Dr Nesbitt has given a list of reasons why patients could be acting out of frustration, but cites a stretched medical system as the primary cause.
He said the numbers of doctors entering the general practitioners training programs has lessened over the years, resulting in fewer numbers of trained GPs going to regional areas.
Combined with senior experienced GPs retiring or leaving the profession, the rise in Echuca-Moama’s population in recent years, and COVID-19 isolation periods, it has created a perfect storm for limited appointment availability.
“A couple of years ago, maybe five years ago, getting an appointment was never a problem — we had enough doctors in town to service the amount of patients that we have,” he said.
“Now it can be two to three weeks before they can make a routine appointment, and sometimes it can be seven or eight weeks to see the doctor they choose to see.”

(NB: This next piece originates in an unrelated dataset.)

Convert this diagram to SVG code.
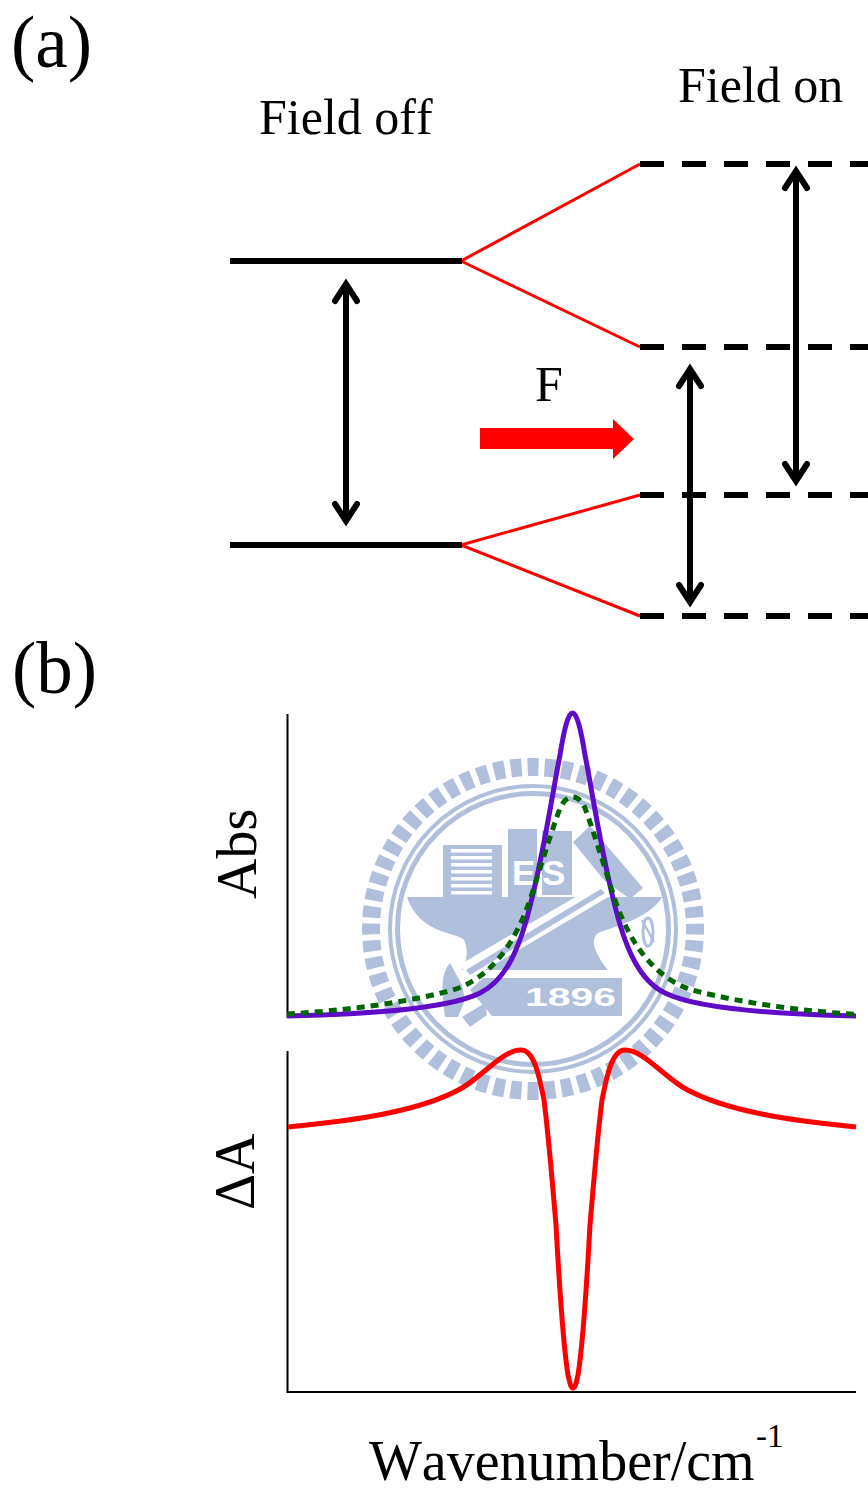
<svg xmlns="http://www.w3.org/2000/svg" width="868" height="1492" viewBox="0 0 868 1492">
<style>
text{font-family:"Liberation Serif","Times New Roman",serif;fill:#000;font-kerning:none}
.lvl{stroke:#000;stroke-width:6;fill:none}
.dash{stroke:#000;stroke-width:6;stroke-dasharray:24 18;fill:none}
.split{stroke:#f00;stroke-width:3;fill:none}
.dbl{stroke:#000;stroke-width:6;fill:none;stroke-linecap:round;stroke-linejoin:miter}
.shaft{stroke:#000;stroke-width:6;fill:none}
.axis{stroke:#000;stroke-width:2;fill:none}
.curve{fill:none;stroke-width:5;stroke-linejoin:round}
.wm{fill:#afbfdc}
.wmt{font-family:"Liberation Sans",Arial,sans-serif;font-weight:700;fill:#fff}
</style>
<rect width="868" height="1492" fill="#fff"/>
<g id="watermark">
<circle cx="533" cy="929" r="162" fill="none" stroke="#afbfdc" stroke-width="18" stroke-dasharray="11 5.96" stroke-dashoffset="5.5"/>
<circle cx="533" cy="929" r="143" fill="none" stroke="#afbfdc" stroke-width="4"/>
<circle cx="533" cy="929" r="135.5" fill="none" stroke="#afbfdc" stroke-width="5"/>
<rect class="wm" x="443" y="845" width="59" height="52"/>
<g fill="#fff"><rect x="451" y="849" width="41" height="3.5"/><rect x="451" y="856" width="41" height="3.5"/><rect x="451" y="863" width="41" height="3.5"/><rect x="451" y="870" width="41" height="3.5"/><rect x="451" y="877" width="41" height="3.5"/><rect x="451" y="884" width="41" height="3.5"/><rect x="451" y="891" width="41" height="3.5"/><rect x="502" y="848" width="5" height="49"/></g>
<rect class="wm" x="508" y="829" width="29" height="68"/>
<rect class="wm" x="542" y="831" width="30" height="64"/>
<text class="wmt" x="512" y="885" font-size="35">E</text>
<text class="wmt" x="542" y="885" font-size="35">S</text>
<polygon class="wm" points="573,842 590,826 643,888 630,899 604,880"/>
<path class="wm" d="M407,897 H662 C652,915 622,925 600,932 C590,937 592,950 608,970 H462 C470,955 466,945 464,940 C458,932 420,935 407,897Z"/>
<polygon points="461,964 601,882 610,896 468,980" fill="#fff"/>
<polygon class="wm" points="466,970 601,889 605,893 470,975"/>
<path class="wm" d="M450,963 C440,975 442,990 445,1017 H458 L465,1000 L462,985Z"/>
<polygon class="wm" points="483,978 622,978 622,1016 492,1016 470,990"/>
<polygon class="wm" points="462,1017 485,1003 487,1015 470,1027"/>
<text class="wmt" x="525" y="1006" font-size="26" textLength="91" lengthAdjust="spacingAndGlyphs">1896</text>
<ellipse cx="648" cy="932" rx="5" ry="14" fill="none" stroke="#afbfdc" stroke-width="3"/>
<line x1="642" y1="920" x2="654" y2="942" stroke="#afbfdc" stroke-width="2.5"/>
</g>
<g id="connectors">
<path class="split" d="M461,261 L640,164"/>
<path class="split" d="M461,261 L640,347"/>
<path class="split" d="M461,545 L640,495"/>
<path class="split" d="M461,545 L640,616"/>
<path class="shaft" d="M346,284 V521"/>
<path class="dbl" d="M335,301 L346,284 L357,301 M335,504 L346,521 L357,504"/>
<path class="shaft" d="M796,171 V481"/>
<path class="dbl" d="M785,188 L796,171 L807,188 M785,464 L796,481 L807,464"/>
<path class="shaft" d="M690,369 V602"/>
<path class="dbl" d="M679,386 L690,369 L701,386 M679,585 L690,602 L701,585"/>
</g>
<g id="level-off-upper"><path class="lvl" d="M230,261 H462"/></g>
<g id="level-off-lower"><path class="lvl" d="M230,545 H462"/></g>
<g id="level-on-1"><path class="dash" d="M640,164 H868"/></g>
<g id="level-on-2"><path class="dash" d="M640,347 H868"/></g>
<g id="level-on-3"><path class="dash" d="M640,495 H868"/></g>
<g id="level-on-4"><path class="dash" d="M640,616 H868"/></g>
<g id="field-arrow"><polygon points="480,428 613,428 613,419 634,439 613,459 613,449 480,449" fill="#f00"/></g>
<g id="labels">
<text x="11" y="67" font-size="73">(a)</text>
<text x="12" y="693" font-size="73">(b)</text>
<text x="259" y="134" font-size="50">Field off</text>
<text x="678" y="102" font-size="50">Field on</text>
<text x="535" y="401" font-size="50">F</text>
<text transform="translate(256,899) rotate(-90)" font-size="56">Abs</text>
<text transform="translate(254,1210) rotate(-90)" font-size="56">ΔA</text>
<text x="369" y="1479.5" font-size="56">Wavenumber/cm</text>
<text x="756" y="1447" font-size="33">-1</text>
</g>
<g id="plots">
<path class="axis" d="M287.5,714 V1018"/>
<path class="axis" d="M287.5,1051 V1392 H856"/>
<path class="curve" stroke="#5f0bc8" d="M287,1016 C380,1014 450,1008 480,993 C505,981 520,950 532,898 C545,845 553,790 560,755 C564,730 568,713 572.5,713 C577,713 581,730 585,755 C592,790 600,845 613,898 C625,950 640,981 665,993 C695,1008 765,1014 856,1016"/>
<path class="curve" stroke="#006400" stroke-dasharray="8 6" d="M287,1014 C340,1011 400,1004 453,990 C490,978 515,945 531,897 C542,862 552,830 560,808 C564,800 568,797 573,797 C577,797 581,800 585,808 C593,830 603,862 614,897 C630,945 655,978 692,990 C745,1004 805,1011 856,1014.5"/>
<path class="curve" stroke="#f00" d="M288,1127 C350,1121 420,1112 462,1088 C485,1074 503,1050 521,1050 C534,1050 539,1075 544,1100 C549,1140 553,1190 556,1225 C559,1280 564,1350 568,1375 C570,1384 571,1388 573,1388 C575,1388 576,1384 578,1375 C582,1350 587,1280 590,1225 C593,1190 597,1140 602,1100 C607,1075 612,1050 625,1050 C643,1050 661,1074 684,1088 C726,1112 795,1121 856,1127"/>
</g>
</svg>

Dr Nesbitt also referenced the intense pressure on our hospital, ambulance and outpatient services when trying to meet demand.
“The problem is when you put pressure on general practice, those patients turn up in the emergency department, and they get frustrated because they have to wait many many hours, because the system is at capacity,” he said.
“That doesn’t even include the ambulance ramping and pressures that service is under as well.
“We have limited beds, and when you’re trying to make beds, you’re trying to send people home as early as possible, and we have to use more and more of our outpatient services, like Hospital In The Home, and outpatient nursing services, which again puts more pressure on.
“The whole system is under enormous pressure at the moment.”
While the faults within our current medical system are being exposed, Dr Nesbitt is not optimistic about a solution in the coming years.
“I suspect that there will be a number of doctors that are well established that will be retiring soon,” he said.
“We have to try and train up some young doctors to replace them, but when there are fewer that are entering the training programs, it really makes it very hard to see how this situation is going to improve.
“When you don’t have enough senior doctors to supervise, it’s very hard to be training the registrars, the interns and the medical students that come through our practices each year. It will impact on the next generation.”
The message that Dr Nesbitt has for patients and residents is clear: be respectful.
“I hate it when I hear that one of our doctors or our reception staff have been abused by someone, because all of our staff are trying hard,” he said.
“The bottom line is if people are frustrated with the system, there are lots of reasons why that might be the case, but if there is poor behaviour, rudeness or abuse, we won’t tolerate that at all.
“If people really have poor behaviour, and they are not respectful to other patients and staff in the practices, we would recommend that that person finds another doctor — and in this climate it’s very hard to find another practice.
“We understand that people are frustrated, but they also have to understand that if they want to behave that way, then they will be asked to go somewhere else.”